Euler offers a few different vault setups for all kinds of users. Escrowed collateral vaults let you lock up collateral strictly for borrowing—no yield. Governed vaults are managed by DAOs or curators who can tweak settings as needed, while ungoverned vaults run on fixed rules with no ongoing oversight.

For people who want diversification and convenience, yield aggregator vaults pool assets and spread them across different strategies, balancing risk and returns through careful allocation.

Euler Earn: Passive Yield, Curated Risk

Euler Earn is Euler’s answer for folks who want passive yield without micromanaging. It’s built on ERC-4626 and pools deposits, then spreads them across Euler vaults or external strategies chosen by risk curators.

Curators set allocation limits to avoid overexposure, and small idle reserves help with smoother withdrawals. Each Earn vault manages its own deposit and redemption queues, so liquidity holds up even when things get busy. The protocol stays non-custodial, so you always own your assets.

Risks and Considerations

Euler isn’t risk-free. Borrowers get liquidated if their collateral drops or interest stacks up too fast. Lenders can face bad debt when markets swing or liquidity dries up.

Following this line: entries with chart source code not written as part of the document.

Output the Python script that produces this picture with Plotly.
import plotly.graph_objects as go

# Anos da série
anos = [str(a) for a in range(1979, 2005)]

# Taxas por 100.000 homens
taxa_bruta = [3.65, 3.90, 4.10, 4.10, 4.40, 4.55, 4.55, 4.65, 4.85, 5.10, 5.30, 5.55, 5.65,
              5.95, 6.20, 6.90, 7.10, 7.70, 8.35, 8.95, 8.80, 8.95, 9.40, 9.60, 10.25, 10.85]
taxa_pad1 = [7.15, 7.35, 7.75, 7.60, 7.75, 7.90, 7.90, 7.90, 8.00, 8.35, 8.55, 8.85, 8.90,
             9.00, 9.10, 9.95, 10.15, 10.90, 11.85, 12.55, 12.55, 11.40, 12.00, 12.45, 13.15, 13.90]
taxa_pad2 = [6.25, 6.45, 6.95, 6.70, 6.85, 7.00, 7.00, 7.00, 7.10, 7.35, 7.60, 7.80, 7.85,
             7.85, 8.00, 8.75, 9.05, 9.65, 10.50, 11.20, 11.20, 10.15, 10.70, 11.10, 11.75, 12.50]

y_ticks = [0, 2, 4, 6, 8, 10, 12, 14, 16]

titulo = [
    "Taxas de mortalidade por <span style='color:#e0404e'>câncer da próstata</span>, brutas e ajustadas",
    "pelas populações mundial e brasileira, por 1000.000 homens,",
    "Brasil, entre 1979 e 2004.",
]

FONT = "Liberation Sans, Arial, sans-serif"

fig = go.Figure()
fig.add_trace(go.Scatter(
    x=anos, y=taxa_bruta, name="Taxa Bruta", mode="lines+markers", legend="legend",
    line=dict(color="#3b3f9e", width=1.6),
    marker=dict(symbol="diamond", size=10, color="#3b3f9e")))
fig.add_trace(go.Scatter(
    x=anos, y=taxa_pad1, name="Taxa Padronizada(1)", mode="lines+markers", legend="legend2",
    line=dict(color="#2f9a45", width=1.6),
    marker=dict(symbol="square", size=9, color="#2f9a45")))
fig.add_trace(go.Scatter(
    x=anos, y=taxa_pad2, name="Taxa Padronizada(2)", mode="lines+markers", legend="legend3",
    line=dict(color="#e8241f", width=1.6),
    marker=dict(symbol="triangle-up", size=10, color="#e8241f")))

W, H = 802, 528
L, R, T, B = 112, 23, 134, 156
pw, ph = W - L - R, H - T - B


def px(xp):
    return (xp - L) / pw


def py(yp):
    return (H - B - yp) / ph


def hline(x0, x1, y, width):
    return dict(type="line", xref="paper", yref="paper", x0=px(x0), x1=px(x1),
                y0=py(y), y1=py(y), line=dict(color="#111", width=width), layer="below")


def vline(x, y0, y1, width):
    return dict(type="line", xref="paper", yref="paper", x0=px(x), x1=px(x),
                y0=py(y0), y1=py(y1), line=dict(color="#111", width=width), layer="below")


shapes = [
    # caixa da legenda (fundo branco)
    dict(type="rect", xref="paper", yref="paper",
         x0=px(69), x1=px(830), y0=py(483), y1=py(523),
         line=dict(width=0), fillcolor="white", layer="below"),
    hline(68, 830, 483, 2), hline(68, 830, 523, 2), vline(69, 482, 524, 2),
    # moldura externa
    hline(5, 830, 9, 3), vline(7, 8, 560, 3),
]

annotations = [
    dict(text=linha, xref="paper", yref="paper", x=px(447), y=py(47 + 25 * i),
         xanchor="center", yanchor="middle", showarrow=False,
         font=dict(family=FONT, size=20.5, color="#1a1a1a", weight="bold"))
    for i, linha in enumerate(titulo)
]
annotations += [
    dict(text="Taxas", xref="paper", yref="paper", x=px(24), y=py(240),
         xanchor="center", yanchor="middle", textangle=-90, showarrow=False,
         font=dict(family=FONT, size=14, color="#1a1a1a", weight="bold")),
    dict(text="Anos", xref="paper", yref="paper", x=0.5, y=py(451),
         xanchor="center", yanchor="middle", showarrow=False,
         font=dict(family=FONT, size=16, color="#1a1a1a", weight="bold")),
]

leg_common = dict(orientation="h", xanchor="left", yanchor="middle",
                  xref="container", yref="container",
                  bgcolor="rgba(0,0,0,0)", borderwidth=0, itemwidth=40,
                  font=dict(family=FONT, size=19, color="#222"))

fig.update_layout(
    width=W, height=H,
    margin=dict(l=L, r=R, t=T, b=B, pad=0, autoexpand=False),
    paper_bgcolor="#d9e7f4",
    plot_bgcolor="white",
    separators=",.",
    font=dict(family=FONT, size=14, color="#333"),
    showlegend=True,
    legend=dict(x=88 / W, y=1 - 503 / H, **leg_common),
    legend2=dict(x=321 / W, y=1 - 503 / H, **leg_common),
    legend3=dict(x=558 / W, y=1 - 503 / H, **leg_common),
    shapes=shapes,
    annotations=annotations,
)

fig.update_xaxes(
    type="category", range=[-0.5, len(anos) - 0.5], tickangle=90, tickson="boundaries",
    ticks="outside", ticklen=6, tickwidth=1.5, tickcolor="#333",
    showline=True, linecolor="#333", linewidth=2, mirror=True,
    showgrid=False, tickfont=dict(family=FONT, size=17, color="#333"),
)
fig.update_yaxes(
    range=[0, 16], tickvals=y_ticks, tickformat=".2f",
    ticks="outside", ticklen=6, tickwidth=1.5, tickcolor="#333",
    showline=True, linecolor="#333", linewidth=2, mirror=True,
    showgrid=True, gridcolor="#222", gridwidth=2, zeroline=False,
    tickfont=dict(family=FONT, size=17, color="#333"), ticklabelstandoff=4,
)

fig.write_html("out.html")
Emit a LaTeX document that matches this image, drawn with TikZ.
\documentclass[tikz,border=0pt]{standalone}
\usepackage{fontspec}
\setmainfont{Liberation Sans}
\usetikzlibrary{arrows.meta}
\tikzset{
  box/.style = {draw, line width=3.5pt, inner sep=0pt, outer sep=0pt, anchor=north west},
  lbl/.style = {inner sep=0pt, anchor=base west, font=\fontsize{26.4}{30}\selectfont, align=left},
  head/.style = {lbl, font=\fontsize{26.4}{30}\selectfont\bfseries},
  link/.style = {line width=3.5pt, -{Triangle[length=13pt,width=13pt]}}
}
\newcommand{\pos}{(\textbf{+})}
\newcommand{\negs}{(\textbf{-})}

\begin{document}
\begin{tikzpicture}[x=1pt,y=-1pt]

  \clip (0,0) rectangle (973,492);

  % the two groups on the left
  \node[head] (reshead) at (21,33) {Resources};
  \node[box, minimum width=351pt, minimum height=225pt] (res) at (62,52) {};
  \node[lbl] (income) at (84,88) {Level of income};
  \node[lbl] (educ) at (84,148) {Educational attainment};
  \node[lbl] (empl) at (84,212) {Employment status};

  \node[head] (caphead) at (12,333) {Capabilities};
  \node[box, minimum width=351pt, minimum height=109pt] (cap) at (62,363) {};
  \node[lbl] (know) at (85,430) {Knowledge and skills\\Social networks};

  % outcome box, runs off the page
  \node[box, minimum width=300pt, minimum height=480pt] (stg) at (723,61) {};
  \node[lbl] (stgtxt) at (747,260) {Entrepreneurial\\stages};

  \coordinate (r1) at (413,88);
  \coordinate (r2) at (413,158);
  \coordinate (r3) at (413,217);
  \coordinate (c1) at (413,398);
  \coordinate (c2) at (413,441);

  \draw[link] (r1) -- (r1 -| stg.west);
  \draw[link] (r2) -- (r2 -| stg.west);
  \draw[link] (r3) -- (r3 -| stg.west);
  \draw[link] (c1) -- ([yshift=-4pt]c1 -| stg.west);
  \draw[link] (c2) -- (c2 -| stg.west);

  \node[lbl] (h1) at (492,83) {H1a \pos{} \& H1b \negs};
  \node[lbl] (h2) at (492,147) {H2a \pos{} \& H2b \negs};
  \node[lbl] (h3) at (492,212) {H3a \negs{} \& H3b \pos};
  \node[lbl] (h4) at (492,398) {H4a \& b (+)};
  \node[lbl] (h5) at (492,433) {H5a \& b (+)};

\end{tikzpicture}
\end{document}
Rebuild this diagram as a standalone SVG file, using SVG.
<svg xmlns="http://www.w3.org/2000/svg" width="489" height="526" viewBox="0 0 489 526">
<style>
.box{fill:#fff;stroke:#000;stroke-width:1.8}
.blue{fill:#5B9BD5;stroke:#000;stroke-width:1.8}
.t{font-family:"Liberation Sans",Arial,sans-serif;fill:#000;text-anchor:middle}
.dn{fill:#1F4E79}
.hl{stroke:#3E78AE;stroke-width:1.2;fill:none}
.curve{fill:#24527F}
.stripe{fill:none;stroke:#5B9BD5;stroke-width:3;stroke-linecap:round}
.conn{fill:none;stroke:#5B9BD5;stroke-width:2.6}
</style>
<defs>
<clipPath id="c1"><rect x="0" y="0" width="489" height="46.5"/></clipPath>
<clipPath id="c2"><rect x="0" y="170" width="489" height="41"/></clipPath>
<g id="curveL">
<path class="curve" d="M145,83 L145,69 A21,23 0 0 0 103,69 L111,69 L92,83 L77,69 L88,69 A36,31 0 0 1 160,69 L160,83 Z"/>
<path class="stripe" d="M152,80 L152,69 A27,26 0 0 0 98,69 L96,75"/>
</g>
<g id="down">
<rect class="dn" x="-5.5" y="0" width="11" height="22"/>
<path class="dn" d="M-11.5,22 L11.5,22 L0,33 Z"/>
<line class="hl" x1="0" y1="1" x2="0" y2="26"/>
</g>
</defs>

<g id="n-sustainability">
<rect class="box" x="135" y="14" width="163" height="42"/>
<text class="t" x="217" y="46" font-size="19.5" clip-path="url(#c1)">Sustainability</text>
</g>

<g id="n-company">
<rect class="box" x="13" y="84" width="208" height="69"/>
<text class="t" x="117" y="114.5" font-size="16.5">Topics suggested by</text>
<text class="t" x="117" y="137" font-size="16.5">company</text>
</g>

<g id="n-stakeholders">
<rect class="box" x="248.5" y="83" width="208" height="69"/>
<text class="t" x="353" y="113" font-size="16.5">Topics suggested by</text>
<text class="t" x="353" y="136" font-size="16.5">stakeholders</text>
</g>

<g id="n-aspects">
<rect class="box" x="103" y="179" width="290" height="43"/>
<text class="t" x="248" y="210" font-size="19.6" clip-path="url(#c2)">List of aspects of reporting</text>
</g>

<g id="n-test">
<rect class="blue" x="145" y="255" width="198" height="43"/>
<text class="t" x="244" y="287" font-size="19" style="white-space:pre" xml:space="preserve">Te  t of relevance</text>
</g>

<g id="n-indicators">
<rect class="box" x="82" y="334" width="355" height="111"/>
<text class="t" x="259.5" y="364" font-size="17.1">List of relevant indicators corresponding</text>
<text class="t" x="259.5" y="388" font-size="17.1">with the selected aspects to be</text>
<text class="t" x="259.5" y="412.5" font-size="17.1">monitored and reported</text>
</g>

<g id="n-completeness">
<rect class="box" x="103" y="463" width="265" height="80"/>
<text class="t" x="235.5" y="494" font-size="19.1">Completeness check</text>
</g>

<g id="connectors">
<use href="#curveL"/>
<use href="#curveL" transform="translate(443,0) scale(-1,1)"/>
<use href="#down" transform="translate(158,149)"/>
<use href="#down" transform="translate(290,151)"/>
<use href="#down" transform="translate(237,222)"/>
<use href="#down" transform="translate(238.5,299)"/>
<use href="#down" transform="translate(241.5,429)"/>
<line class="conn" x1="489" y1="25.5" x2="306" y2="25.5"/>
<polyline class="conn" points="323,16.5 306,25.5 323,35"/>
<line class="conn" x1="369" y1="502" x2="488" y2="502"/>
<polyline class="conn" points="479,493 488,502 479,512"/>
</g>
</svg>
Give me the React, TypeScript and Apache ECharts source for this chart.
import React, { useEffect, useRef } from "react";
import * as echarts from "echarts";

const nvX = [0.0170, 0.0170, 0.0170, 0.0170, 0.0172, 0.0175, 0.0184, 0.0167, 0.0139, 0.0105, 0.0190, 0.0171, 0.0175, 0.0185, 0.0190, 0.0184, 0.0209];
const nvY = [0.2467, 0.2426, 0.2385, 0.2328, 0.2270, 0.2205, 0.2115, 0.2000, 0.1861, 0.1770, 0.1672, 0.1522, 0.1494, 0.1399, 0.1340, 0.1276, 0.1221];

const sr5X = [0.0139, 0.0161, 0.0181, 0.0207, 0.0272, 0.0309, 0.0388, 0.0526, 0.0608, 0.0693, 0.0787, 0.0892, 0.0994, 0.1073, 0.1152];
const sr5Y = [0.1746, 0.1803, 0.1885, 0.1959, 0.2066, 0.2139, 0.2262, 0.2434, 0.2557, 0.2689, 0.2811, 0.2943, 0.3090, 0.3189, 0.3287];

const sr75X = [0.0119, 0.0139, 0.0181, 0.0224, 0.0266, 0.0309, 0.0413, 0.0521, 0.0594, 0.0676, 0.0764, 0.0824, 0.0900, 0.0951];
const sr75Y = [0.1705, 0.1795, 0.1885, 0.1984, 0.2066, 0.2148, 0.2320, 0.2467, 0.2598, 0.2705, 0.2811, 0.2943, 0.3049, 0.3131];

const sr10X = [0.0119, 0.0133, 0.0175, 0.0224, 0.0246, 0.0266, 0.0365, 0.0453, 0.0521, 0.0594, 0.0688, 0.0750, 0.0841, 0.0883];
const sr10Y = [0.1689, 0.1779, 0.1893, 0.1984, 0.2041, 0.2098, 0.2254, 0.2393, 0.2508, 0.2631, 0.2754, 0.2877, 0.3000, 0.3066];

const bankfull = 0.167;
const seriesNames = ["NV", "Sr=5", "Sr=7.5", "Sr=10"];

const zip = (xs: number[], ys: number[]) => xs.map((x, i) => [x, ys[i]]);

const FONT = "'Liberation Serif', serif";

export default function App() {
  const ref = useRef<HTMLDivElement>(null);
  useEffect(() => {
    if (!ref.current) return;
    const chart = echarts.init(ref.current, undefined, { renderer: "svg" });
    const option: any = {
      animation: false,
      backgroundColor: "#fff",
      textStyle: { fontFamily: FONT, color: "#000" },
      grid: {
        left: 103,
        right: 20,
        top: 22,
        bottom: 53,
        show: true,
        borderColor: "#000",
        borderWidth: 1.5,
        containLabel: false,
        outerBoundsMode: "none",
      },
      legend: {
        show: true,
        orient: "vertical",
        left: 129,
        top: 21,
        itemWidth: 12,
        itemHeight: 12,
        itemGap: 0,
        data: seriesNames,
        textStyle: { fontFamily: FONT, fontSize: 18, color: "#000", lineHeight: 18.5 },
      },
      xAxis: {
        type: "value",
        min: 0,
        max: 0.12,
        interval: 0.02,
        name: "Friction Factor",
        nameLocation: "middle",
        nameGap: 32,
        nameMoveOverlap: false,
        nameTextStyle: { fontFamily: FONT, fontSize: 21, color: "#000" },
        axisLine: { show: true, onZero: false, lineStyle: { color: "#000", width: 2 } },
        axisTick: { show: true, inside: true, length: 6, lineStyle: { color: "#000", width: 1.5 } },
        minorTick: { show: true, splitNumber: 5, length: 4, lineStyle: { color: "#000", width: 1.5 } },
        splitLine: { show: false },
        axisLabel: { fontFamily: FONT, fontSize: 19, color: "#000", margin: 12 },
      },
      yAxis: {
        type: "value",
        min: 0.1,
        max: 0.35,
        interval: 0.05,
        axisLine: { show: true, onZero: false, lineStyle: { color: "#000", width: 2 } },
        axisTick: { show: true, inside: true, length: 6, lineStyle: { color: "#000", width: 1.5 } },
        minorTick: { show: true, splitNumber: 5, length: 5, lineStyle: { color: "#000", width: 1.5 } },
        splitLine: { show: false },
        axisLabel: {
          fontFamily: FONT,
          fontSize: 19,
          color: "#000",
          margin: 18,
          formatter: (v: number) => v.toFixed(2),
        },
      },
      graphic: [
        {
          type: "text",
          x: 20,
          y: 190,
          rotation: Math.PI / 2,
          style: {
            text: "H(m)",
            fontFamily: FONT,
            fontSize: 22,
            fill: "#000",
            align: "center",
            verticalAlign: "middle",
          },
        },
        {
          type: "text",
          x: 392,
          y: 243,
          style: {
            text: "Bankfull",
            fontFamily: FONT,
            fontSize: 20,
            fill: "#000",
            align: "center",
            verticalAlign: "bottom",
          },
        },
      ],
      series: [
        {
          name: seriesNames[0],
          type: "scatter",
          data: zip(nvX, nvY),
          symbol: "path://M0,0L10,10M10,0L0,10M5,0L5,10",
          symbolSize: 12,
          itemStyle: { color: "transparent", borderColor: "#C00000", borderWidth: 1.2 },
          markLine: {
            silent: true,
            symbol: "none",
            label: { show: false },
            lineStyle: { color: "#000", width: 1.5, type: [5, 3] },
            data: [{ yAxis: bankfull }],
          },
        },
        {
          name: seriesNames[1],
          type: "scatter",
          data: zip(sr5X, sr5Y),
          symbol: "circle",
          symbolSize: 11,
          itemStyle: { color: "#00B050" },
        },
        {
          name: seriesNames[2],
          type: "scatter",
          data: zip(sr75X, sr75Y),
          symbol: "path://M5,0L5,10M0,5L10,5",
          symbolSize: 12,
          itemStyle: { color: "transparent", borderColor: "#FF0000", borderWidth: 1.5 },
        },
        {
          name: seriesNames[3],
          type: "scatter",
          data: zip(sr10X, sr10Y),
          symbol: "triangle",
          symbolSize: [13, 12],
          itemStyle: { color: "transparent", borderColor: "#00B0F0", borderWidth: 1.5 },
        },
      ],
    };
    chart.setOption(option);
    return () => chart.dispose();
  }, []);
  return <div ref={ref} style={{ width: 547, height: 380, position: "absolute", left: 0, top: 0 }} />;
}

If you use a governed vault, you’re trusting curators to manage things well. With ungoverned vaults, it’s on you to keep an eye on risk. Isolating markets helps, but you still need to watch your collateral and understand each vault’s setup.

The EUL Token

EUL is Euler’s native ERC-20 token, powering governance and incentives. Holders can propose and vote on protocol updates, treasury moves, and growth plans through the Euler DAO.

EUL also comes into play in Fee Flow auctions, where the protocol’s collected fees get auctioned off for EUL tokens. Those tokens go to the DAO treasury—where they can be burned, distributed, or used for incentives, depending on governance votes. EUL is also handed out as rewards to keep people engaged and to help grow the ecosystem.

Euler on Binance HODLer Airdrops

Back in October 2025, Binance picked EUL as the 51st project for its HODLer Airdrops program. If you locked up BNB in the right earning products during the snapshot, you got EUL tokens. They dropped 2% of the total supply, and the token hit the market with a Seed Tag and a bunch of trading pairs.

Final Thoughts

Euler takes decentralized lending and shakes it up with a flexible, modular setup. It’s all about giving users options—isolating risk, customizing how things work, and letting different pieces fit together. With things like configurable vaults, cross-vault collateralization, and curated yield aggregation, Euler sets up a pretty adaptable base for on-chain credit markets.

Yes, its design lets people manage risk in a more focused way than the old-school pooled systems, but you really have to pay attention—market shifts and vault details matter. For anyone—users or developers—looking for lending tools they can actually tailor, Euler marks a real leap forward in DeFi lending.